The ECB, which is forbidden by E.U. law from directly financing government deficits, welcomed the Dec. 9 agreement on more fiscal discipline in the Eurozone, but doused expectations it would ramp up sovereign debt-buying in return.
As a result, Fitch concluded that a 'comprehensive solution' to the crisis was technically and politically beyond reach.
COMMUNICATIONS NOT POLICY PROBLEM
Eurozone policymakers said ECB's role in the crisis was impossible to communicate clearly because of legal and political constraints. But they said the bank would not, in the end, allow the crisis to threaten the survival of the currency bloc.
A declaration from the ECB that it would buy unlimited amounts of Eurozone bonds for as long was necessary would immediately calm markets, but would probably be illegal under E.U. law and would ease pressure on politicians to reform their economies.
"The ECB simply can't and won't say that, and it's very unreasonable to even expect it," one Eurozone official said.
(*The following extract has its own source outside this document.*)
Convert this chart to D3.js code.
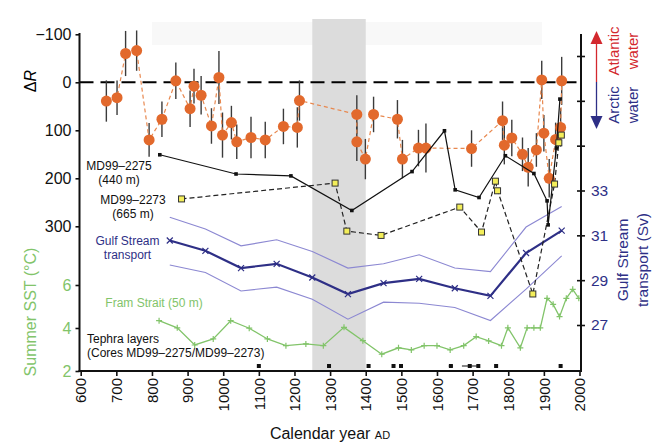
<!DOCTYPE html>
<html>
<head>
<meta charset="utf-8">
<script src="https://cdn.jsdelivr.net/npm/d3@7"></script>
<style>
  body { margin: 0; background: #fff; }
  svg { font-family: "Liberation Sans", Arial, Helvetica, sans-serif; }
</style>
</head>
<body>
<svg id="chart"></svg>
<script>
// radiocarbon reservoir age (ΔR) with 1 sigma errors
const dRYear = [672, 702, 726, 757, 792, 828, 867, 907, 918, 938, 967, 988, 998, 1023, 1038, 1078, 1118, 1169, 1208, 1214, 1375, 1375, 1399, 1422, 1489, 1503, 1548, 1569, 1697, 1784, 1789, 1810, 1840, 1856, 1879, 1894, 1900, 1915, 1933, 1947, 1950];
const dRVal = [39, 32, -60, -66, 120, 77, -3, 55, 8, 27, 91, -10, 110, 84, 124, 115, 120, 92, 94, 38, 67, 124, 160, 67, 77, 160, 137, 137, 138, 80, 131, 116, 150, 177, 141, -5, 106, 200, 119, 94, -3];
const dRErr = [43, 36, 47, 42, 35, 37, 38, 38, 36, 40, 37, 55, 47, 35, 36, 43, 38, 37, 42, 42, 40, 40, 42, 37, 40, 40, 38, 51, 38, 40, 40, 38, 35, 40, 35, 40, 38, 40, 35, 40, 50];

// MD99-2275 (440 m)
const md2275Year = [822, 1036, 1190, 1361, 1530, 1621, 1651, 1718, 1792, 1872, 1909, 1912, 1935, 1945];
const md2275Val = [151, 191, 195, 267, 186, 101, 224, 240, 153, 190, 247, 297, 137, 35];

// MD99-2273 (665 m)
const md2273Year = [883, 1314, 1347, 1443, 1664, 1725, 1764, 1770, 1869, 1930, 1942, 1949];
const md2273Val = [243, 210, 310, 319, 260, 312, 206, 226, 441, 212, 126, 110];

// Gulf Stream transport (Sv)
const gsYear = [850, 950, 1050, 1150, 1250, 1350, 1450, 1550, 1650, 1750, 1850, 1950];
const gsMean = [30.77, 30.31, 29.54, 29.73, 29.12, 28.38, 28.87, 29.06, 28.64, 28.30, 30.21, 31.21];
const gsHigh = [31.81, 31.28, 30.53, 30.80, 30.28, 29.54, 29.73, 30.13, 29.54, 29.38, 31.37, 32.29];
const gsLow = [29.68, 29.34, 28.52, 28.69, 28.15, 27.26, 28.02, 27.97, 27.78, 27.20, 28.60, 30.08];

// Fram Strait summer SST (50 m)
const framYear = [820, 871, 920, 972, 1021, 1073, 1124, 1176, 1232, 1281, 1339, 1392, 1445, 1492, 1528, 1564, 1600, 1637, 1675, 1710, 1745, 1781, 1799, 1834, 1853, 1872, 1890, 1909, 1926, 1944, 1963, 1981, 1998];
const framSST = [4.34, 4.01, 3.21, 3.49, 4.34, 3.99, 3.49, 3.18, 3.26, 3.18, 4.03, 3.41, 2.78, 3.08, 2.98, 3.18, 3.18, 2.98, 3.18, 3.60, 3.40, 3.18, 4.01, 3.08, 4.01, 4.01, 4.01, 5.38, 5.10, 4.53, 5.38, 5.80, 5.38];

// tephra layers
const tephraYear = [1100, 1297, 1408, 1478, 1499, 1639, 1692, 1716, 1766, 1947];
const tephraErr = [0, 0, 0, 4, 0, 6, 22, 0, 0, 0];

// grey band
const bandYears = [1250, 1400];

// ticks
const yearTicks = d3.range(600, 2001, 100);
const dRTicks = [-100, 0, 100, 200, 300];
const sstTicks = [6, 4, 2];
const svTicks = [27, 29, 31, 33, 35, 37, 39];
const svLabelled = [27, 29, 31, 33];

const width = 660, height = 443;
const orange = "#e2692c", navy = "#2e2f86", lilac = "#8c88d2", green = "#82c46a", red = "#d3282e";

const svg = d3.select("#chart").attr("width", width).attr("height", height);

const x = d3.scaleLinear().domain([600, 2000]).range([80.7, 579.5]);
const yR = d3.scaleLinear().domain([-100, 300]).range([34.3, 226.3]);
const ySST = d3.scaleLinear().domain([2, 6]).range([371, 285]);
const ySv = d3.scaleLinear().domain([27, 39]).range([325, 56]);

const axL = 79.5, axR = 581, axB = 371, axT = 33;

// faint box at top + grey band
svg.append("rect").attr("x", 152).attr("y", 22).attr("width", 390).attr("height", 23).attr("fill", "#f8f8f8");
svg.append("rect")
  .attr("x", x(bandYears[0])).attr("y", 19)
  .attr("width", x(bandYears[1]) - x(bandYears[0]))
  .attr("height", axB - 19)
  .attr("fill", "#dcdcdc");

// zero line
svg.append("line")
  .attr("x1", axL).attr("x2", axR).attr("y1", yR(0)).attr("y2", yR(0))
  .attr("stroke", "#000").attr("stroke-width", 2).attr("stroke-dasharray", "14,7");

// Gulf Stream envelope + mean
const gsLine = (vals) => d3.line().x((d, i) => x(gsYear[i])).y((d) => ySv(d))(vals);
[gsHigh, gsLow].forEach((v) => {
  svg.append("path").attr("d", gsLine(v)).attr("fill", "none").attr("stroke", lilac).attr("stroke-width", 1.1);
});
svg.append("path").attr("d", gsLine(gsMean)).attr("fill", "none").attr("stroke", navy).attr("stroke-width", 2.2);
svg.selectAll(".gsx").data(gsMean).enter().append("path")
  .attr("transform", (d, i) => `translate(${x(gsYear[i])},${ySv(d)})`)
  .attr("d", "M-3,-3L3,3M-3,3L3,-3")
  .attr("stroke", navy).attr("stroke-width", 1.2);

// Fram Strait SST
svg.append("path")
  .attr("d", d3.line().x((d, i) => x(framYear[i])).y((d) => ySST(d))(framSST))
  .attr("fill", "none").attr("stroke", green).attr("stroke-width", 1.3);
svg.selectAll(".fr").data(framSST).enter().append("path")
  .attr("transform", (d, i) => `translate(${x(framYear[i])},${ySST(d)})`)
  .attr("d", "M-3,0L3,0M0,-3L0,3")
  .attr("stroke", green).attr("stroke-width", 1.2);

// MD99-2273 dashed with yellow squares
svg.append("path")
  .attr("d", d3.line().x((d, i) => x(md2273Year[i])).y((d) => yR(d))(md2273Val))
  .attr("fill", "none").attr("stroke", "#222").attr("stroke-width", 1.2).attr("stroke-dasharray", "5,3");

// ΔR error bars, dashed connection, dots
svg.selectAll(".err").data(dRVal).enter().append("line")
  .attr("x1", (d, i) => x(dRYear[i])).attr("x2", (d, i) => x(dRYear[i]))
  .attr("y1", (d, i) => yR(d - dRErr[i])).attr("y2", (d, i) => yR(d + dRErr[i]))
  .attr("stroke", "#3b3b3b").attr("stroke-width", 1.4);
svg.append("path")
  .attr("d", d3.line().x((d, i) => x(dRYear[i])).y((d) => yR(d))(dRVal))
  .attr("fill", "none").attr("stroke", "#e8884f").attr("stroke-width", 1.2).attr("stroke-dasharray", "4,3");
svg.selectAll(".dot").data(dRVal).enter().append("circle")
  .attr("cx", (d, i) => x(dRYear[i])).attr("cy", (d) => yR(d))
  .attr("r", 5.5).attr("fill", orange);

// MD99-2275 solid black
svg.append("path")
  .attr("d", d3.line().x((d, i) => x(md2275Year[i])).y((d) => yR(d))(md2275Val))
  .attr("fill", "none").attr("stroke", "#111").attr("stroke-width", 1.2);
svg.selectAll(".bk").data(md2275Val).enter().append("rect")
  .attr("x", (d, i) => x(md2275Year[i]) - 1.8).attr("y", (d) => yR(d) - 1.8)
  .attr("width", 3.6).attr("height", 3.6).attr("fill", "#111");

svg.selectAll(".ye").data(md2273Val).enter().append("rect")
  .attr("x", (d, i) => x(md2273Year[i]) - 3).attr("y", (d) => yR(d) - 3)
  .attr("width", 6).attr("height", 6)
  .attr("fill", "#f3ee5a").attr("stroke", "#333").attr("stroke-width", 1);

// tephra layers
const tephraY = 366;
svg.selectAll(".tphe").data(tephraYear).enter().append("line")
  .attr("x1", (d, i) => x(d - tephraErr[i])).attr("x2", (d, i) => x(d + tephraErr[i]))
  .attr("y1", tephraY).attr("y2", tephraY).attr("stroke", "#111").attr("stroke-width", 1);
svg.selectAll(".tph").data(tephraYear).enter().append("rect")
  .attr("x", (d) => x(d) - 2).attr("y", tephraY - 2)
  .attr("width", 4).attr("height", 4).attr("fill", "#111");

// axes
const axisStyle = (g) => {
  g.select(".domain").remove();
  g.selectAll(".tick line").attr("stroke", "#111").attr("stroke-width", 1.6);
};

svg.append("g").attr("transform", `translate(${axL},0)`)
  .call(d3.axisLeft(yR).tickValues(dRTicks).tickSize(4).tickPadding(4)
    .tickFormat((d) => (d < 0 ? "\u2212" + Math.abs(d) : d)))
  .call(axisStyle)
  .call((g) => g.selectAll("text").attr("font-size", 16).attr("fill", "#111"));

svg.append("g").attr("transform", `translate(${axL},0)`)
  .call(d3.axisLeft(ySST).tickValues(sstTicks).tickSize(4).tickPadding(4).tickFormat(d3.format("d")))
  .call(axisStyle)
  .call((g) => g.selectAll("text").attr("font-size", 16).attr("fill", green));

svg.append("g").attr("transform", `translate(0,${axB})`)
  .call(d3.axisBottom(x).tickValues(yearTicks).tickSize(5).tickFormat(d3.format("d")))
  .call(axisStyle)
  .call((g) => g.selectAll("text")
    .attr("font-size", 15).attr("fill", "#111")
    .attr("text-anchor", "end")
    .attr("transform", "translate(0,7) rotate(-90)")
    .attr("x", 0).attr("y", 0).attr("dy", "0.35em"));

svg.append("g").attr("transform", `translate(${axR},0)`)
  .call(d3.axisRight(ySv).tickValues(svTicks).tickSize(4).tickPadding(6)
    .tickFormat((d) => (svLabelled.includes(d) ? d : "")))
  .call(axisStyle)
  .call((g) => g.selectAll(".tick line").attr("x1", -4))
  .call((g) => g.selectAll("text").attr("font-size", 15.5).attr("fill", navy));

// axis lines
svg.append("line").attr("x1", axL).attr("x2", axL).attr("y1", axT).attr("y2", axB + 1)
  .attr("stroke", "#111").attr("stroke-width", 2);
svg.append("line").attr("x1", axR).attr("x2", axR).attr("y1", axT + 1).attr("y2", axB + 1)
  .attr("stroke", "#111").attr("stroke-width", 2);
svg.append("line").attr("x1", axL - 1).attr("x2", axR + 1).attr("y1", axB).attr("y2", axB)
  .attr("stroke", "#111").attr("stroke-width", 2);

// axis titles
svg.append("text")
  .attr("transform", "translate(30,81) rotate(-90)")
  .attr("text-anchor", "middle").attr("dy", "0.35em").attr("font-size", 16)
  .call((t) => {
    t.append("tspan").text("\u0394");
    t.append("tspan").attr("font-style", "italic").text("R");
  });

svg.append("text")
  .attr("transform", "translate(30,312) rotate(-90)")
  .attr("text-anchor", "middle").attr("dy", "0.35em").attr("font-size", 16)
  .attr("fill", green).text("Summer SST (\u00b0C)");

svg.append("text")
  .attr("x", 330).attr("y", 439).attr("text-anchor", "middle").attr("font-size", 16).attr("fill", "#111")
  .call((t) => {
    t.append("tspan").text("Calendar year ");
    t.append("tspan").attr("font-size", 11).text("AD");
  });

[["Gulf Stream", 623], ["transport (Sv)", 643]].forEach(([s, cx]) => {
  svg.append("text")
    .attr("transform", `translate(${cx},260) rotate(-90)`)
    .attr("text-anchor", "middle").attr("dy", "0.35em").attr("font-size", 15.5)
    .attr("fill", navy).text(s);
});

// water mass arrow
const arrowX = 596.5;
svg.append("line").attr("x1", arrowX).attr("x2", arrowX).attr("y1", 43).attr("y2", 82).attr("stroke", red).attr("stroke-width", 1.3);
svg.append("line").attr("x1", arrowX).attr("x2", arrowX).attr("y1", 82).attr("y2", 117).attr("stroke", navy).attr("stroke-width", 1.3);
svg.append("path").attr("d", `M${arrowX},31L${arrowX - 6},44L${arrowX + 6},44Z`).attr("fill", red);
svg.append("path").attr("d", `M${arrowX},129L${arrowX - 6},116L${arrowX + 6},116Z`).attr("fill", navy);
[["Atlantic", 614, 51, red], ["water", 633, 51, red], ["Arctic", 614, 105, navy], ["water", 633, 105, navy]]
  .forEach(([s, cx, cy, c]) => {
    svg.append("text")
      .attr("transform", `translate(${cx},${cy}) rotate(-90)`)
      .attr("text-anchor", "middle").attr("dy", "0.35em").attr("font-size", 15)
      .attr("fill", c).text(s);
  });

// in-plot labels
const labels = [
  ["MD99\u20132275", 119, 166, "#111"],
  ["(440 m)", 119, 180, "#111"],
  ["MD99\u20132273", 133, 200, "#111"],
  ["(665 m)", 133, 214, "#111"],
  ["Gulf Stream", 127.5, 241, navy],
  ["transport", 127.5, 255, navy],
  ["Fram Strait (50 m)", 154, 303, green],
];
labels.forEach(([s, lx, ly, c]) => {
  svg.append("text").attr("x", lx).attr("y", ly).attr("dy", "0.35em")
    .attr("text-anchor", "middle").attr("font-size", 12).attr("fill", c).text(s);
});
svg.append("text").attr("x", 87).attr("y", 338.5).attr("dy", "0.35em").attr("font-size", 12).attr("fill", "#111").text("Tephra layers");
svg.append("text").attr("x", 87).attr("y", 352.5).attr("dy", "0.35em").attr("font-size", 12).attr("fill", "#111").text("(Cores MD99\u20132275/MD99\u20132273)");
</script>
</body>
</html>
Instead, the bank was likely to keep quietly buying enough Spanish and Italian bonds to keep both countries on the market but with financing costs sufficiently high to pressure their lawmakers to quickly accept tough reforms.
"This is the most expensive approach, also not likely to work in the longer run, but still it is the only one possible," the Eurozone official said.
ECB executive board member Lorenzo Bini Smaghi signalled the same in an interview published in Il Sole 24 Ore on Sunday, saying ECB bond interventions were very effective in specific situations when the market risked going into "tailspin."
But at the same time they created "perverse incentives" that reduced the pressure on single governments to adopt financial discipline, he said.
Instead of unlimited bond buying, the ECB will offer banks this week an opportunity to borrow money for three years for the first time, extending the current one-year maximum ceiling for refinancing.
France hopes banks will use the money to buy Eurozone bonds, and ease the upward pressure on yields, but Italy's Unicredit bank said last week this "wouldn't be logical" for banks under pressure to reduce risk and rebuild capital.
Fitch warned that six Eurozone economies including Italy and Spain could be hit with credit downgrades in the near future. This is the second time in two weeks that the Eurozone has been threatened with multiple ratings markdowns after a similar statement from Standard & Poor's.
Fitch said it might also cut AAA-rated France within two years. A poll showed French voters overwhelmingly fear serious damage to the economy if France loses its top rating, despite attempts by President Nicolas Sarkozy to reassure them such a blow would be surmountable.